The voter-approved measure granting drug treatment instead of jail time to
minor drug offenders does not apply to narcotics cases on appeal when the
measure was enacted, the California Supreme Court ruled Monday in San
Francisco.

The 6-1 decision means dozens of drug offenders don't qualify for leniency
under Proposition 36. The case centered on offenders convicted before the
measure was enacted, but whose convictions were not final because they were
on appeal after July 1, 2001, when the measure became law.

"The act was not intended to apply retroactively to this subset of cases,"
Justice Marvin R. Baxter wrote.

In a lone dissent, Justice Janice Rogers Brown said the majority took an
"unnecessarily narrow assessment" of the electorate's intent when it
adopted the initiative in 2000. The initiative did not become law until the
following year to allow the courts time to prepare.

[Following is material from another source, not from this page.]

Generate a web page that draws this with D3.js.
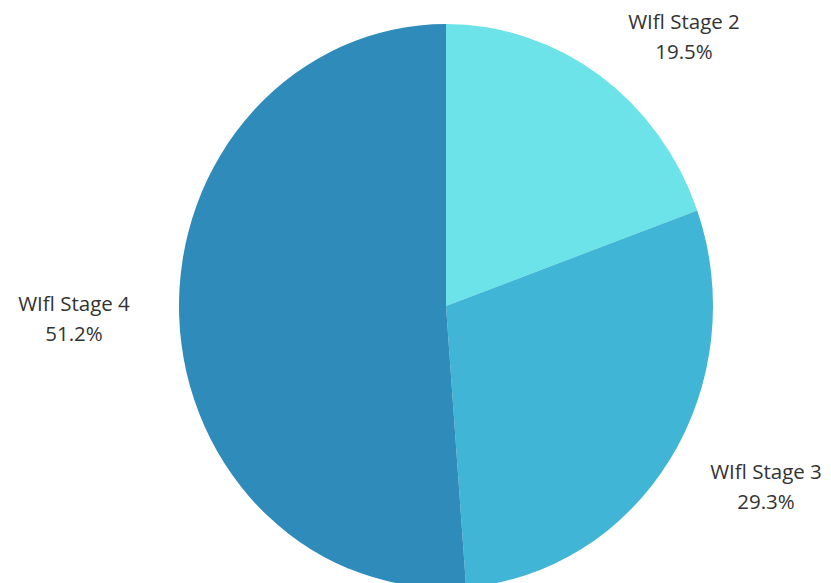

"Proposition 36 may reasonably be construed to extend to defendants whose
conviction for a non-violent drug offense was not final as of July 1,
2001," Brown wrote.

It was the high court's second interpretation of the Substance Abuse and
Crime Prevention Act, which voters approved as a means of compassion -- and
reducing pressure on crowded jails -- for small-time drug offenders.

Last month, the high court ruled that trial judges cannot override the
language of the proposition by granting treatment to low-level drug
offenders who have recent criminal histories.

In the June ruling, Baxter wrote that drug offenders who have committed
recent felonies or were in prison within five years of a narcotics arrest
do not qualify for leniency. The Supreme Court said any other policy
violates the initiative's plain language.

Proposition 36 allows people arrested for possessing drugs for personal use
to go to treatment instead of jail. Those who complete the so-called
drug-diversion program have the arrests removed from their records. More
than 20,000 people have qualified for treatment.